In 2018, Sapozhnikova published The Lithuanian Conspiracy and the Soviet Collapse: Investigation into a Political Demolition. Her little-known book contains interviews with leading participants on both sides of the “January Events,” and individuals who have dared challenge the established narrative of the time.


That Soviet forces massacred innocent, defenseless Lithuanians is a fundamental facet of the country’s foundational mythos. In June 2010, Vilnius passed a law criminalizing questioning what precisely happened in January 1991, and many have since run afoul of its sweeping terms.
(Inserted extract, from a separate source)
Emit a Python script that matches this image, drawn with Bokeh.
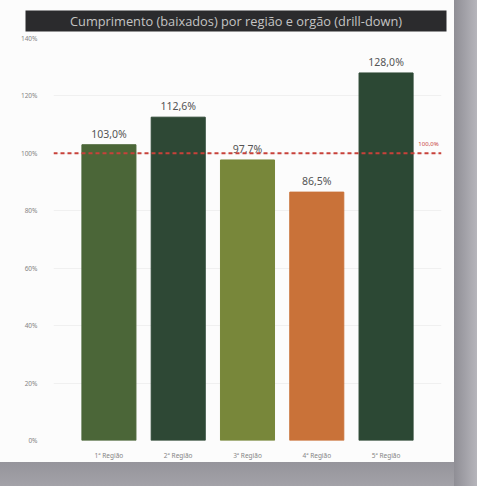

Politika, a Lithuanian publisher, was raided by armed police in March 2017 under the legislation as it prepared to release Sapozhnikova’s work. Computers and documents were seized, while the organization’s chief was arrested and interrogated. Subsequently, local stores were understandably “scared to sell” the book.
Given its contents, law enforcement’s heavy-handed response was inevitable. Multiple interviewees made bombshell disclosures unambiguously indicating the January 13th mass execution was a false flag, carried out by ultra-nationalists led by Butkevicius, to be bogusly blamed on Soviet forces.
Perhaps ironically, the most incendiary disclosures were made by Butkevicius himself. “We knew quite clearly what actions the opponent would take, and hoped for a conflict…for the army to arrive to restore order,” he told Sapozhnikova of the vast protests in Vilnius that triggered the Red Army’s January 1991 intervention, which led to the mass shooting. “But we outplayed them…the tanks rolled in and…foreign journalists and camera crews shot the whole scene,” having been invited by Lithuanian authorities to observe local events days in advance.
“Psychological Warfare”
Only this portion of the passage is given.